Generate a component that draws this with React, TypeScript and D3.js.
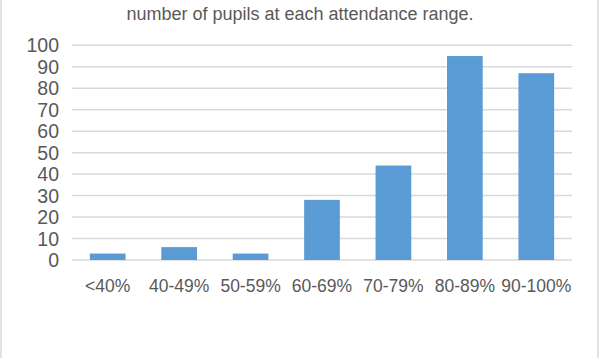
import React from "react";
import * as d3 from "d3";

const categories = ["<40%", "40-49%", "50-59%", "60-69%", "70-79%", "80-89%", "90-100%"];
const pupils = [3, 6, 3, 28, 44, 95, 87];
const yTicks = [0, 10, 20, 30, 40, 50, 60, 70, 80, 90, 100];
const title = "number of pupils at each attendance range.";

export default function App() {
  const W = 600, H = 358;
  const left = 72, right = 572, top = 45.3, bottom = 260;
  const x = d3.scaleBand<string>().domain(categories).range([left, right]).paddingInner(0.5).paddingOuter(0.25);
  const y = d3.scaleLinear().domain([0, 100]).range([bottom, top]);
  const font = "'Liberation Sans', Arial, sans-serif";
  const textColor = "#595959";
  return (
    <svg width={W} height={H} style={{ position: "absolute", left: 0, top: 0, background: "#fff" }} fontFamily={font}>
      <rect x={0} y={0} width={W} height={H} fill="#fff" />
      <line x1={1} x2={1} y1={0} y2={H} stroke="#D9D9D9" strokeWidth={1.5} />
      <line x1={598} x2={598} y1={0} y2={H} stroke="#D9D9D9" strokeWidth={1.5} />
      <text x={300} y={20} textAnchor="middle" fontSize={18} fill={textColor}>{title}</text>
      {yTicks.map((t) => (
        <g key={t}>
          <line x1={left} x2={right} y1={y(t)} y2={y(t)} stroke="#D9D9D9" strokeWidth={1.5} />
          <text x={59} y={y(t)} dy="0.36em" textAnchor="end" fontSize={19.5} fill={textColor}>{t}</text>
        </g>
      ))}
      {categories.map((c, i) => (
        <rect key={c} x={x(c)} y={y(pupils[i])} width={x.bandwidth()} height={bottom - y(pupils[i])} fill="#5B9BD5" />
      ))}
      {categories.map((c) => (
        <text key={c} x={(x(c) as number) + x.bandwidth() / 2} y={292} textAnchor="middle" fontSize={17.5} fill={textColor}>{c}</text>
      ))}
    </svg>
  );
}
──────
Written exercise -> Copy all the data exactly as written, but skip any picture.

Completed task ->
Generate a component that draws this with React, TypeScript and D3.js.
import React from "react";
import * as d3 from "d3";

const categories = ["<40%", "40-49%", "50-59%", "60-69%", "70-79%", "80-89%", "90-100%"];
const pupils = [3, 6, 3, 28, 44, 95, 87];
const yTicks = [0, 10, 20, 30, 40, 50, 60, 70, 80, 90, 100];
const title = "number of pupils at each attendance range.";

export default function App() {
  const W = 600, H = 358;
  const left = 72, right = 572, top = 45.3, bottom = 260;
  const x = d3.scaleBand<string>().domain(categories).range([left, right]).paddingInner(0.5).paddingOuter(0.25);
  const y = d3.scaleLinear().domain([0, 100]).range([bottom, top]);
  const font = "'Liberation Sans', Arial, sans-serif";
  const textColor = "#595959";
  return (
    <svg width={W} height={H} style={{ position: "absolute", left: 0, top: 0, background: "#fff" }} fontFamily={font}>
      <rect x={0} y={0} width={W} height={H} fill="#fff" />
      <line x1={1} x2={1} y1={0} y2={H} stroke="#D9D9D9" strokeWidth={1.5} />
      <line x1={598} x2={598} y1={0} y2={H} stroke="#D9D9D9" strokeWidth={1.5} />
      <text x={300} y={20} textAnchor="middle" fontSize={18} fill={textColor}>{title}</text>
      {yTicks.map((t) => (
        <g key={t}>
          <line x1={left} x2={right} y1={y(t)} y2={y(t)} stroke="#D9D9D9" strokeWidth={1.5} />
          <text x={59} y={y(t)} dy="0.36em" textAnchor="end" fontSize={19.5} fill={textColor}>{t}</text>
        </g>
      ))}
      {categories.map((c, i) => (
        <rect key={c} x={x(c)} y={y(pupils[i])} width={x.bandwidth()} height={bottom - y(pupils[i])} fill="#5B9BD5" />
      ))}
      {categories.map((c) => (
        <text key={c} x={(x(c) as number) + x.bandwidth() / 2} y={292} textAnchor="middle" fontSize={17.5} fill={textColor}>{c}</text>
      ))}
    </svg>
  );
}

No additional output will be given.